As it rolled out you could see Clinton and/or her people doing things, like pushing the Alfa Bank smear, spreading that both to the FBI and to the media.

But after the CIA got this information they also wrote a “referral memo” to James Comey, as well as to the attention of Deputy Assistant Director Peter Strzok to follow up on the intel.

Yet what Durham found out when he began delving was more than a little shocking. Even though the leaders like Strzok and Comey knew about this intelligence about Clinton, FBI employees who were interviewed by Durham could recall seeing it or pursuing the information. They’re supposed to be investigating these claims but they weren’t told one of the most important things they should know. When told about the memo, some “expressed surprise and dismay” that this had been kept from them, including the Supervisory Special Agent on Crossfire Hurricane.


For example, the original Supervisory Special Agent on the Crossfire Hurricane investigation, Supervisory Special Agent-1, reviewed the intelligence during one of his interviews with the Office. After reading it, Supervisory Special Agent-I became visibly upset and emotional, left the interview room with his counsel, and subsequently returned to state emphatically that he had never been apprised of the Clinton Plan intelligence and had never seen the aforementioned Referral Memo. Supervisory Special Agent-1 expressed a sense of betrayal that no one had informed him of the intelligence.

Had they known it might have explained why they were continually running up against dead ends.

The idea that Steele was working on a plot for Clinton — rather than being simply a retired British intelligence agent — would have answered nagging questions the investigators had, such as one’s reservation that “what was strange was that [British Intelligence Services] don’t seem to want to deal with the guy.” Another agent assigned to handle Steele said his initial reaction was “disbelief.”

Crossfire Hurricane agents regularly found themselves flummoxed by why they were being pushed aggressively by leadership brass to investigate something that seemed so weak. The agent who became “visibly upset” also said he had “felt like a fool” while investigating “dry holes,” but assumed that “somebody above them” knew of some solid evidence that he did not that guided their decision-making.

He said a colleague felt similarly and would regularly ask, “what are we even doing here?” That colleague told Deputy Assistant Director Jennifer Boone that he did not think there was justification for surveilling Trump aide Carter Page, but “he was largely ignored and directed to continue.”
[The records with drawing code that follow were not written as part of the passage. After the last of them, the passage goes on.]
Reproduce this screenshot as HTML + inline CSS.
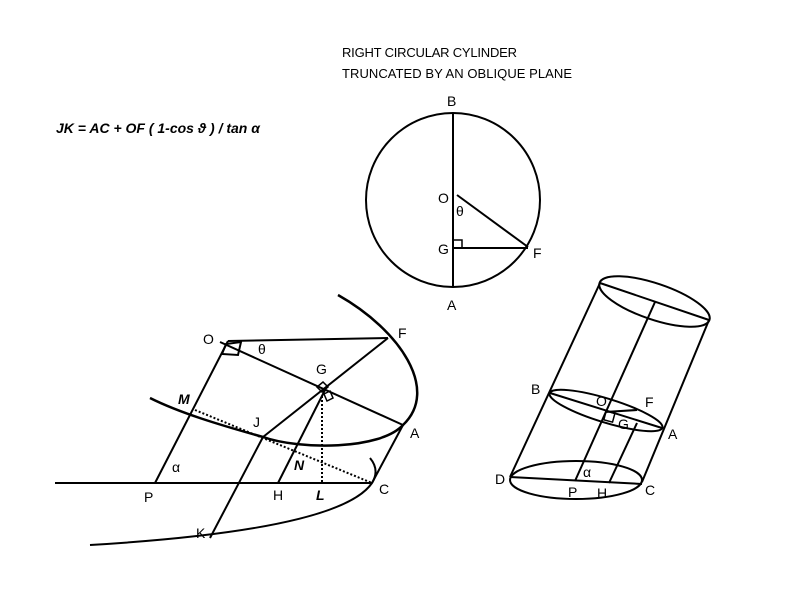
<!DOCTYPE html>
<html><head><style>
body{margin:0;background:#fff}
svg text{font-family:"Liberation Sans",sans-serif;font-size:14px;fill:#000}
</style></head><body>
<svg width="800" height="600" viewBox="0 0 800 600" xmlns="http://www.w3.org/2000/svg">
<text x="342" y="57" textLength="175" style="font-size:13px">RIGHT CIRCULAR CYLINDER</text>
<text x="342" y="78" textLength="230" style="font-size:13px">TRUNCATED BY AN OBLIQUE PLANE</text>
<text x="56" y="133" font-weight="bold" font-style="italic" style="font-size:14px">JK = AC + OF ( 1-cos ϑ ) / tan α</text>

<g fill="none" stroke="#000" stroke-width="2">
<circle cx="453" cy="200" r="87"/>
<line x1="453" y1="113" x2="453" y2="287"/>
<line x1="457" y1="195" x2="528" y2="247"/>
<line x1="453" y1="248" x2="528" y2="248"/>
<rect x="453" y="240" width="9" height="8" stroke-width="1.5"/>

<path d="M338,295 C400,330 440,390 403,425 C380,450 300,450 263,437 C220,425 180,413 150,398" stroke-width="2.5"/>
<path d="M370,458 Q380,470 372,483 Q340,530 90,545" stroke-width="2"/>
<line x1="55" y1="483" x2="372" y2="483"/>
<line x1="228" y1="341" x2="388" y2="338"/>
<line x1="220" y1="342" x2="403" y2="425"/>
<line x1="228" y1="341" x2="155" y2="483"/>
<line x1="388" y1="338" x2="263" y2="437"/>
<line x1="263" y1="437" x2="210" y2="538"/>
<line x1="325" y1="390" x2="278" y2="483"/>
<line x1="403" y1="425" x2="372" y2="483"/>
<line x1="195" y1="410" x2="372" y2="483" stroke-dasharray="2,2"/>
<line x1="322" y1="396" x2="322" y2="483" stroke-dasharray="2,2"/>
<polygon points="226,344 241,342 238,355 222,354"/>
<polygon points="317,387 323,382 328,387 322,392" stroke-width="1.5"/>
<polygon points="324,394 330,391 333,398 327,401" stroke-width="1.5"/>

<ellipse cx="654.5" cy="301.5" rx="58" ry="18" transform="rotate(18.7 654.5 301.5)"/>
<line x1="600" y1="283" x2="709" y2="320"/>
<ellipse cx="606" cy="410.5" rx="59" ry="12" transform="rotate(17 606 410.5)"/>
<line x1="550" y1="393" x2="662" y2="428"/>
<ellipse cx="576" cy="480" rx="66" ry="19"/>
<line x1="510" y1="477" x2="642" y2="484"/>
<line x1="600" y1="283" x2="510" y2="477"/>
<line x1="709" y1="320" x2="642" y2="482"/>
<line x1="655" y1="302" x2="575" y2="481"/>
<line x1="637" y1="423" x2="609" y2="483"/>
<line x1="605" y1="412" x2="637" y2="410"/>
<rect x="605" y="412" width="9" height="9" stroke-width="1.5" transform="rotate(15 609 416)"/>
</g>

<text x="447" y="106">B</text>
<text x="438" y="203">O</text>
<text x="456" y="216">θ</text>
<text x="438" y="254">G</text>
<text x="533" y="258">F</text>
<text x="447" y="310">A</text>

<text x="203" y="344">O</text>
<text x="258" y="354">θ</text>
<text x="398" y="338">F</text>
<text x="316" y="374">G</text>
<text x="178" y="404" font-weight="bold" font-style="italic">M</text>
<text x="253" y="427">J</text>
<text x="410" y="438">A</text>
<text x="294" y="470" font-weight="bold" font-style="italic">N</text>
<text x="172" y="472">α</text>
<text x="144" y="502">P</text>
<text x="273" y="500">H</text>
<text x="316" y="500" font-weight="bold" font-style="italic">L</text>
<text x="379" y="494">C</text>
<text x="196" y="538">K</text>

<text x="531" y="394">B</text>
<text x="596" y="406">O</text>
<text x="645" y="407">F</text>
<text x="618" y="429">G</text>
<text x="668" y="439">A</text>
<text x="495" y="484">D</text>
<text x="583" y="477">α</text>
<text x="568" y="497">P</text>
<text x="597" y="498">H</text>
<text x="645" y="495">C</text>
</svg>
</body></html>
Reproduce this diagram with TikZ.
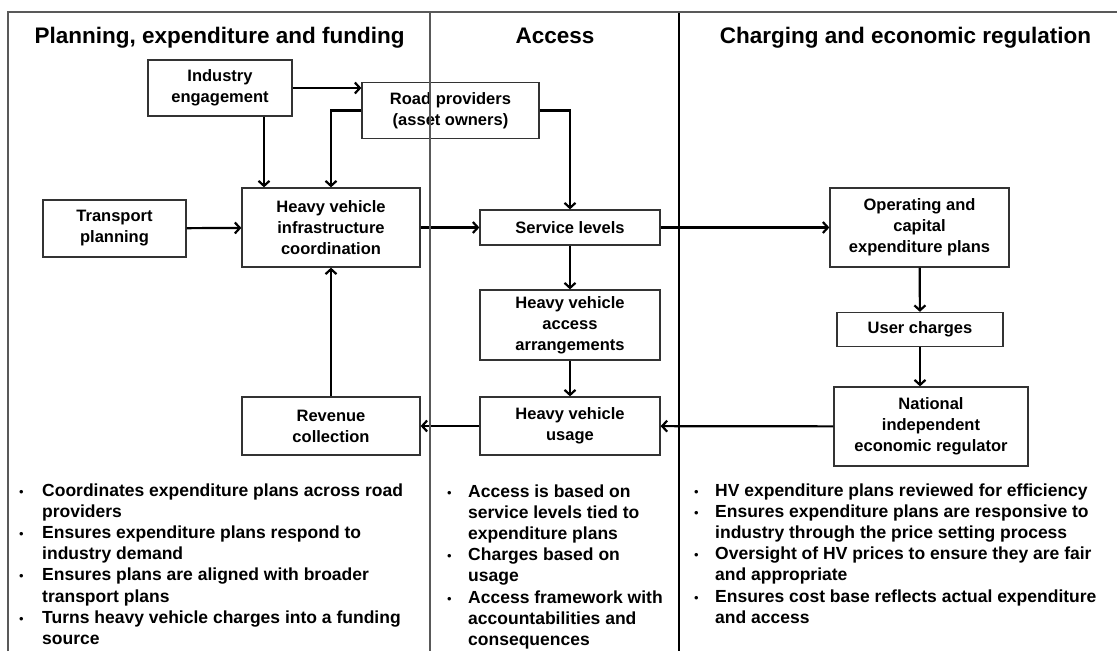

They were also told not to put down things in writing, which seems completely apart from how the FBI normally operates, which is to take notes and write down everything.

Two weeks later, the Deputy Assistant Director for Counterintelligence, Dina Corsi, met with the review team and directed them not to document any recommendations, context, or analysis in the memorandum they were preparing. The instructions, which Headquarters Analyst-3 described as ‘highly unusual,’ concerned the team because analysis is what analysts do [….]

OGC Attorney-I advised the Office that what Corsi said was not right in any circumstance, and it was the most inappropriate operational or professional statement he had ever heard at the FBI. OGC Attorney-I stated that the directive from Corsi was ‘really, really shocking’ to him and that he was ‘appalled’ by it.

But of course, they couldn’t be writing down things that would indicate there was nothing to it.

Yet, they never interviewed the people concerned that they were looking into like Carter Page or George Papadopoulos.

So not only were they not vetting that it was a smear they were also running their own agents around in circles, without telling them.

It’s probably hard to get more despicable than what was done to Donald Trump and the American people with all this, but this adds yet another layer.